We are here in Tel Aviv for my partner's work.  He's in academia, and he's here on a two-year Fulbright post-doctoral grant.  While we are here, the Fulbright program sponsors trips and events around the country.  This past week we were supposed to visit Jerusalem and check out the Old City, but we had to change our plans due to the security risks.  Currently Jerusalem is in turmoil, especially in the Old City area. 

The new itinerary did have us in Jerusalem for one night, including dinner at Eucalyptus restaurant.  I wasn't able to take pics but everything was delicious, based on the seven species that are traditional to Israeli cooking, merged with an Arabic influence.

We scoped out the mazes of rock dwellings at Bet Guvrin-Maresha National Park, including caves used to house and train doves, cistern systems, olive oil processing, and burial caves.

Columbarium Caves for dove training; each dove got a little nook to themselves.
Some caverns had high ceilings...
...while others were small little nooks.
Sidonian Burial Caves
Out of all the interesting art and ye olde graffiti, I decided to take a pic of the elephant, obviously.

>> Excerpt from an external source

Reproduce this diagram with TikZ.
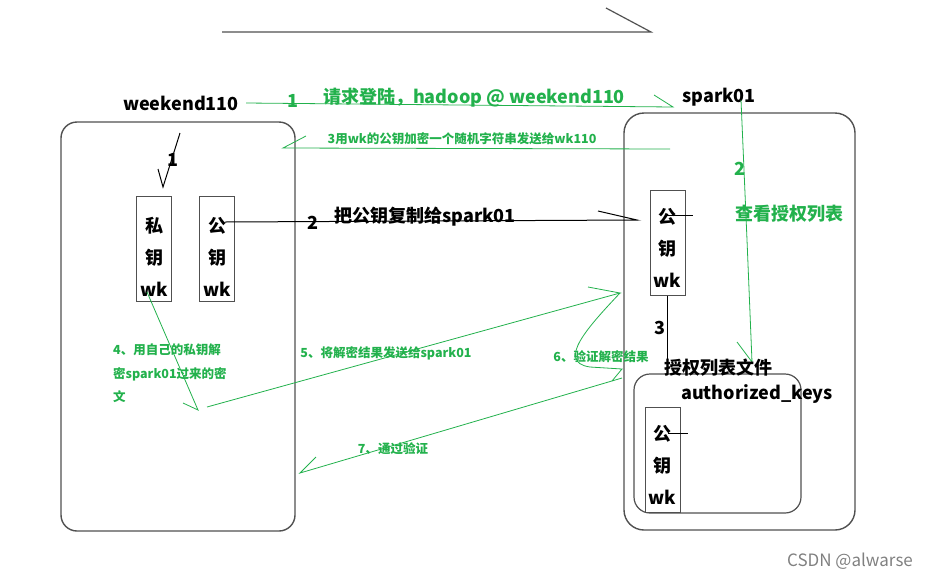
\documentclass[tikz,border=0pt]{standalone}
\usepackage{fontspec}
\setmainfont{Noto Sans CJK SC}
\usetikzlibrary{positioning}
\definecolor{paintgreen}{RGB}{34,177,76}
\definecolor{framegray}{RGB}{80,80,80}

\begin{document}
\begin{tikzpicture}[x=1pt,y=-1pt,
    big/.style={font=\fontsize{18}{20}\selectfont\bfseries,inner sep=0pt},
    note/.style={font=\fontsize{12.5}{23.5}\selectfont\bfseries,text=paintgreen,inner sep=0pt},
    host/.style={draw=framegray,line width=1.4pt,rounded corners=16pt},
    keybox/.style={draw=framegray,line width=1pt,fill=white,minimum width=35pt,minimum height=105pt,inner sep=0pt},
    keytext/.style={align=center,inner sep=0pt,font=\fontsize{18}{32}\selectfont\bfseries},
    greenline/.style={paintgreen,line width=0.8pt},
    blackline/.style={black,line width=1pt}]

    \useasboundingbox (0,0) rectangle (936,579);

    \draw[framegray,line width=1.2pt] (222,32) -- (651,32) -- (606,8);

    \draw[host] (61,122) rectangle (295,531);
    \draw[host,rounded corners=20pt] (624,113) rectangle (855,530);
    \draw[host,line width=1.2pt] (634,374) rectangle (801,513);

    \node[big] (wkname) at (181,103) {weekend110};
    \node[big] (sparkname) at (719,97) {spark01};

    \draw[greenline] (246,103) -- (673,107) -- (654,95);
    \node[big,text=paintgreen] (stepone) at (293,101) {1};
    \node[big,text=paintgreen] (login) at (474,98) {请求登陆，hadoop @ weekend110};

    \draw[greenline] (670,149) -- (283,148) -- (306,136);
    \node[note] (encrypt) at (462,139) {3用wk的公钥加密一个随机字符串发送给wk110};

    \draw[blackline] (180,133) -- (163,187) -- (158,169);
    \node[big] (genkey) at (173,160) {1};

    \node[keybox] (priv) at (154,249) {};
    \node[keytext] (privtxt) at ([yshift=-8pt]priv.center) {私\\钥\\wk};
    \node[keybox] (pubL) at (217,249) {};
    \node[keytext] (pubLtxt) at ([yshift=-8pt]pubL.center) {公\\钥\\wk};
    \node[keybox] (pubR) at (667.5,242.5) {};
    \node[keytext] (pubRtxt) at ([yshift=-5pt]pubR.center) {公\\钥\\wk};

    \coordinate (copyStart) at (225,222);
    \coordinate (copyEnd) at (637,220);
    \draw[blackline] (copyStart) -- (copyEnd) -- (598,211);
    \node[big] (steptwo) at (313,223) {2};
    \node[big] (copy) at (425,217) {把公钥复制给spark01};
    \draw[blackline] (665,215) -- (693,215);

    \draw[greenline] (741,100) -- (747,240) -- (752,362) -- (737,342);
    \node[big,text=paintgreen] (lookup) at (740,169) {2};
    \node[big,text=paintgreen] (lookuptxt) at (789,214) {查看授权列表};

    \node[big] (authfile) at (718,368) {授权列表文件};
    \node[big] (authkeys) at (757,394) {authorized\_keys};
    \draw[blackline] (pubR.south) -- (pubR.south |- authfile.north);
    \node[big] (stepthree) at (660,328) {3};

    \node[keybox] (pubK) at (662.5,460) {};
    \node[keytext] (pubKtxt) at ([yshift=-5pt]pubK.center) {公\\钥\\wk};
    \draw[blackline] (668,433) -- (688,433);

    \draw[greenline] (147,292) -- (198,410) -- (183,403);
    \node[note,anchor=north west,align=left] (decrypt) at (113,344) {4、用自己的私钥解\\密spark01过来的密\\文};

    \draw[greenline] (207,407) -- (620,293) -- (588,287);
    \node[note] (sendback) at (386,353) {5、将解密结果发送给spark01};

    \draw[greenline] (620,293) .. controls (590,325) and (555,362) .. (590,367) -- (622,369) -- (612,381);
    \node[note] (verify) at (601,357) {6、验证解密结果};

    \draw[greenline] (622,378) -- (300,473) -- (316,457);
    \node[note] (passed) at (393,449) {7、通过验证};

    \node[font=\fontsize{17}{20}\selectfont,text=black!50,inner sep=0pt] (mark) at (850,561) {CSDN @alwarse};
\end{tikzpicture}
\end{document}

The bell caves were much more spacious.  We saw a bride and groom taking pictures!
After the caverns, we passed through the agricultural terraces in Sataf, along with the Scroll of Fire, a Holocaust memorial sculpture by Nathan Rapoport.  The Scroll is located in the Forest of the Martyrs, which will eventually contain six million trees to symbolize the Jewish lives lost in the Holocaust.

View from the terraces.

Scroll of Fire in the Forest of the Martyrs
The right scroll represents oppression, the left represents rebellion and freedom.
Our final stop on the sightseeing tour of the Jerusalem hills was the Sorek Stalactite Cave Nature Reserve, the only stalagmite cave in Israel.  It was discovered fairly recently, 1968, so it is well preserved and has been carefully maintained over the years.

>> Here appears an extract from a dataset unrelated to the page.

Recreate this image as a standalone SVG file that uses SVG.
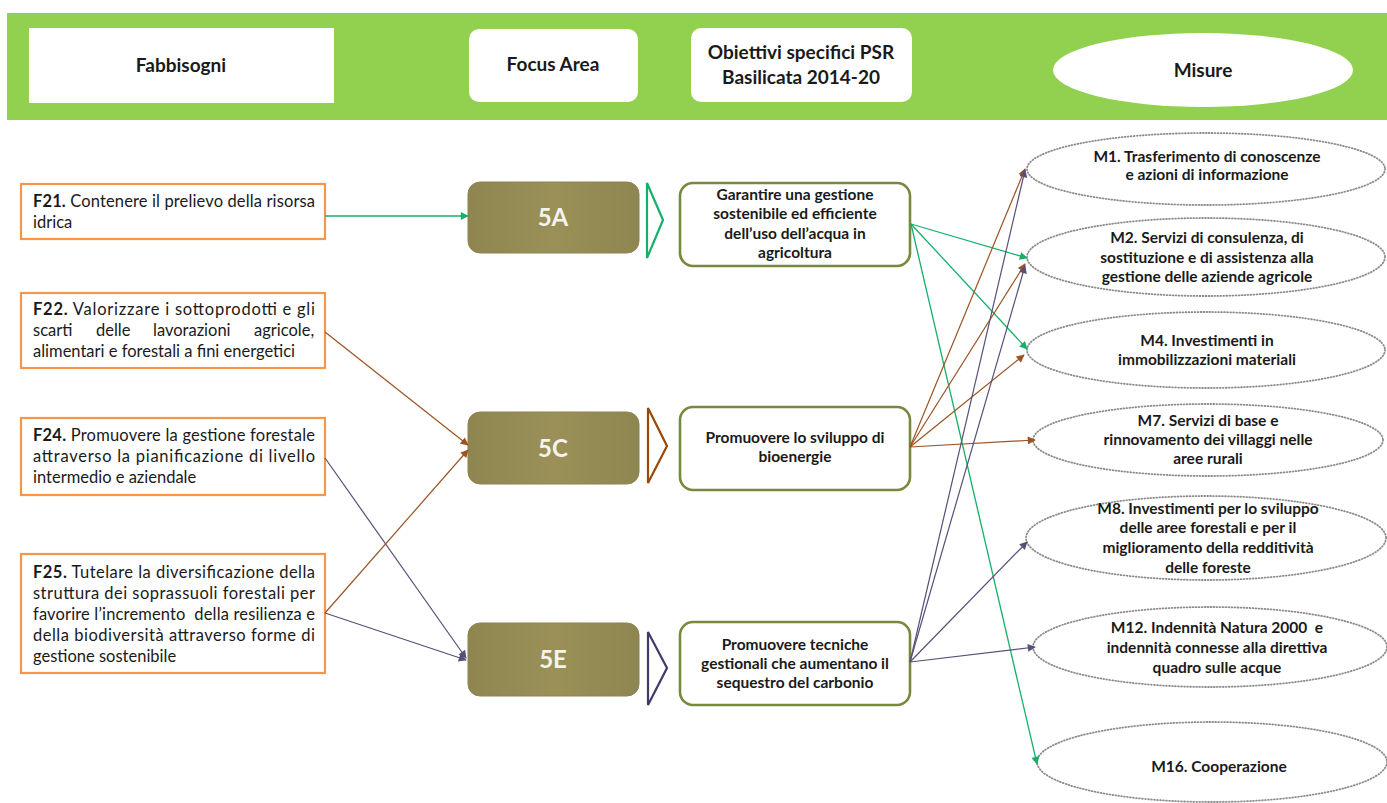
<svg xmlns="http://www.w3.org/2000/svg" width="1387" height="803" viewBox="0 0 1387 803">
<style>
  text { font-family: Lato, "Open Sans", sans-serif; fill: #1a1a1a; }
  .hdr { font-size: 19px; font-weight: bold; text-anchor: middle; }
  .need rect { fill: #ffffff; stroke: #F79646; stroke-width: 2.2; }
  .need text { font-size: 16.5px; }
  .b { font-weight: bold; }
  .pre { white-space: pre; }
  .fa rect { fill: url(#olive); stroke: #8C8450; stroke-width: 1; }
  .fa text { font-size: 24px; font-weight: bold; fill: #F4F4EC; text-anchor: middle; }
  .obj rect { fill: #ffffff; stroke: #77893E; stroke-width: 2.6; }
  .obj text { font-size: 15.5px; font-weight: bold; text-anchor: middle; }
  .mis ellipse { fill: #ffffff; stroke: #8C8C8C; stroke-width: 1.8; stroke-dasharray: 0.8 2.2; stroke-linecap: round; }
  .mis text { font-size: 15.5px; font-weight: bold; text-anchor: middle; }
  .chev { fill: none; stroke-width: 2.2; stroke-linejoin: miter; }
  .cg { stroke: #14B06A; stroke-width: 1.3; fill: none; marker-end: url(#ag); }
  .cb { stroke: #9A5324; stroke-width: 1.2; fill: none; marker-end: url(#ab); }
  .cp { stroke: #5A4E78; stroke-width: 1.2; fill: none; marker-end: url(#ap); }
</style>
<defs>
  <linearGradient id="olive" x1="0" y1="0" x2="1" y2="0">
    <stop offset="0" stop-color="#8E8550"/>
    <stop offset="0.5" stop-color="#9A9058"/>
    <stop offset="1" stop-color="#8E8550"/>
  </linearGradient>
  <marker id="ag" viewBox="0 0 10 10" refX="9" refY="5" markerWidth="10" markerHeight="8" markerUnits="userSpaceOnUse" orient="auto"><path d="M0,0 L10,5 L0,10 z" fill="#14B06A"/></marker>
  <marker id="ab" viewBox="0 0 10 10" refX="9" refY="5" markerWidth="10" markerHeight="8" markerUnits="userSpaceOnUse" orient="auto"><path d="M0,0 L10,5 L0,10 z" fill="#9A5324"/></marker>
  <marker id="ap" viewBox="0 0 10 10" refX="9" refY="5" markerWidth="10" markerHeight="8" markerUnits="userSpaceOnUse" orient="auto"><path d="M0,0 L10,5 L0,10 z" fill="#5A4E78"/></marker>
</defs>
<rect x="0" y="0" width="1387" height="803" fill="#ffffff"/>

<g id="header">
  <rect x="7" y="13" width="1380" height="107" fill="#92D050"/>
  <rect x="29" y="28" width="305" height="75" fill="#ffffff"/>
  <text class="hdr" x="181" y="72">Fabbisogni</text>
  <rect x="469" y="29" width="169" height="73" rx="10" fill="#ffffff"/>
  <text class="hdr" x="553" y="71">Focus Area</text>
  <rect x="691" y="28" width="221" height="74" rx="10" fill="#ffffff"/>
  <text class="hdr" x="801" y="59">Obiettivi specifici PSR</text>
  <text class="hdr" x="801" y="84">Basilicata 2014-20</text>
  <ellipse cx="1203" cy="70" rx="150" ry="37" fill="#ffffff"/>
  <text class="hdr" x="1203" y="77">Misure</text>
</g>

<g id="F21" class="need">
  <rect x="21" y="184" width="304" height="55"/>
  <text x="33" y="207" textLength="282" lengthAdjust="spacing"><tspan class="b">F21.</tspan> Contenere il prelievo della risorsa</text>
  <text x="33" y="228">idrica</text>
</g>
<g id="F22" class="need">
  <rect x="21" y="293" width="304" height="75"/>
  <text x="33" y="315" textLength="282" lengthAdjust="spacing"><tspan class="b">F22.</tspan> Valorizzare i sottoprodotti e gli</text>
  <text x="33" y="336"><tspan x="33">scarti</tspan><tspan x="96">delle</tspan><tspan x="153">lavorazioni</tspan><tspan x="254">agricole,</tspan></text>
  <text x="33" y="357">alimentari e forestali a fini energetici</text>
</g>
<g id="F24" class="need">
  <rect x="21" y="418" width="304" height="77"/>
  <text x="33" y="441" textLength="282" lengthAdjust="spacing"><tspan class="b">F24.</tspan> Promuovere la gestione forestale</text>
  <text x="33" y="462" textLength="282" lengthAdjust="spacing">attraverso la pianificazione di livello</text>
  <text x="33" y="483">intermedio e aziendale</text>
</g>
<g id="F25" class="need">
  <rect x="21" y="554" width="304" height="119"/>
  <text x="33" y="578" textLength="282" lengthAdjust="spacing"><tspan class="b">F25.</tspan> Tutelare la diversificazione della</text>
  <text x="33" y="599" textLength="282" lengthAdjust="spacing">struttura dei soprassuoli forestali per</text>
  <text x="33" y="620" class="pre" textLength="282" lengthAdjust="spacing">favorire l’incremento  della resilienza e</text>
  <text x="33" y="641" textLength="282" lengthAdjust="spacing">della biodiversità attraverso forme di</text>
  <text x="33" y="662">gestione sostenibile</text>
</g>

<g id="FA5A" class="fa">
  <rect x="468" y="182" width="171" height="71" rx="12"/>
  <text x="553" y="226">5A</text>
</g>
<g id="FA5C" class="fa">
  <rect x="468" y="412" width="171" height="72" rx="12"/>
  <text x="553" y="457">5C</text>
</g>
<g id="FA5E" class="fa">
  <rect x="468" y="623" width="171" height="73" rx="12"/>
  <text x="553" y="668">5E</text>
</g>

<g id="chevrons">
  <path class="chev" d="M647,183 L663,220 L647,258 Z" stroke="#14B06A"/>
  <path class="chev" d="M648,408 L667,446 L648,483 Z" stroke="#984807"/>
  <path class="chev" d="M648,632 L667,668 L648,705 Z" stroke="#403A6A"/>
</g>

<g id="O5A" class="obj">
  <rect x="680" y="183" width="230" height="83" rx="13"/>
  <text x="795" y="200">Garantire una gestione</text>
  <text x="795" y="219">sostenibile ed efficiente</text>
  <text x="795" y="239">dell’uso dell’acqua in</text>
  <text x="795" y="258">agricoltura</text>
</g>
<g id="O5C" class="obj">
  <rect x="680" y="407" width="230" height="83" rx="13"/>
  <text x="795" y="443">Promuovere lo sviluppo di</text>
  <text x="795" y="462">bioenergie</text>
</g>
<g id="O5E" class="obj">
  <rect x="680" y="622" width="230" height="83" rx="13"/>
  <text x="795" y="650">Promuovere tecniche</text>
  <text x="795" y="669">gestionali che aumentano il</text>
  <text x="795" y="688">sequestro del carbonio</text>
</g>

<g id="M1" class="mis">
  <ellipse cx="1206" cy="169" rx="179" ry="36"/>
  <text x="1207" y="162">M1. Trasferimento di conoscenze</text>
  <text x="1207" y="180">e azioni di informazione</text>
</g>
<g id="M2" class="mis">
  <ellipse cx="1206" cy="257" rx="179" ry="39"/>
  <text x="1207" y="243">M2. Servizi di consulenza, di</text>
  <text x="1207" y="263">sostituzione e di assistenza alla</text>
  <text x="1207" y="282">gestione delle aziende agricole</text>
</g>
<g id="M4" class="mis">
  <ellipse cx="1206" cy="350" rx="179" ry="38"/>
  <text x="1207" y="346">M4. Investimenti in</text>
  <text x="1207" y="365">immobilizzazioni materiali</text>
</g>
<g id="M7" class="mis">
  <ellipse cx="1208" cy="440" rx="175" ry="36"/>
  <text x="1208" y="426">M7. Servizi di base e</text>
  <text x="1208" y="445">rinnovamento dei villaggi nelle</text>
  <text x="1208" y="464">aree rurali</text>
</g>
<g id="M8" class="mis">
  <ellipse cx="1206" cy="538" rx="180" ry="42"/>
  <text x="1208" y="514">M8. Investimenti per lo sviluppo</text>
  <text x="1208" y="533">delle aree forestali e per il</text>
  <text x="1208" y="553">miglioramento della redditività</text>
  <text x="1208" y="573">delle foreste</text>
</g>
<g id="M12" class="mis">
  <ellipse cx="1210" cy="647" rx="177" ry="40"/>
  <text x="1217" y="633" class="pre">M12. Indennità Natura 2000  e</text>
  <text x="1217" y="653">indennità connesse alla direttiva</text>
  <text x="1217" y="673">quadro sulle acque</text>
</g>
<g id="M16" class="mis">
  <ellipse cx="1212" cy="762" rx="175" ry="40"/>
  <text x="1219" y="772">M16. Cooperazione</text>
</g>

<g id="connectors">
  <line class="cg" x1="325" y1="216" x2="468" y2="216"/>
  <line class="cg" x1="911" y1="224" x2="1027" y2="258"/>
  <line class="cg" x1="911" y1="224" x2="1027" y2="349"/>
  <line class="cg" x1="911" y1="224" x2="1037" y2="764"/>
  <line class="cb" x1="325" y1="332" x2="468" y2="445"/>
  <line class="cb" x1="325" y1="613" x2="468" y2="450"/>
  <line class="cb" x1="910" y1="447" x2="1025" y2="169"/>
  <line class="cb" x1="910" y1="447" x2="1025" y2="264"/>
  <line class="cb" x1="910" y1="447" x2="1024" y2="355"/>
  <line class="cb" x1="910" y1="447" x2="1035" y2="440"/>
  <line class="cp" x1="325" y1="458" x2="466" y2="658"/>
  <line class="cp" x1="325" y1="613" x2="466" y2="660"/>
  <line class="cp" x1="910" y1="662" x2="1025" y2="170"/>
  <line class="cp" x1="910" y1="662" x2="1025" y2="266"/>
  <line class="cp" x1="910" y1="662" x2="1027" y2="542"/>
  <line class="cp" x1="910" y1="662" x2="1035" y2="647"/>
</g>
</svg>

It was cool, but the lighting reminded me of a ride in Disney Land.  I half expected a mine cart filled with singing Pirates of the Caribbean to whip around a corner.
We closed out the trip with lunch at a funky little place called Grandpa's Gallery in Tzafririm that acts as a sculpture gallery, hair salon, Kurdistan cultural center, and restaurant (for larger groups, by appointment only).  Oh. Em. Gee. This. Food. Was. Flawless.  Very vegan friendly!  Everything was so simple, yet perfectly seasoned.  Even for the meat eaters, vegetables are the center of most meals in this area, which I love.
Counter-clockwise from upper left: vegetable and semolina dumplings in a stew; stuffed grape leaves, onions and cabbage; pickled vegetables; halva cookies; mint tea.
I wanted to buy at least four sculptures, or at the very least, just the peacock; AP said no.  Grrr.
I am so grateful that we have this opportunity to explore the beautiful countries of Israel and Palestine; we'd never have thought to explored these parks on our own, and we would certainly have never found the gallery!  It was a lovely way to start our overseas adventure.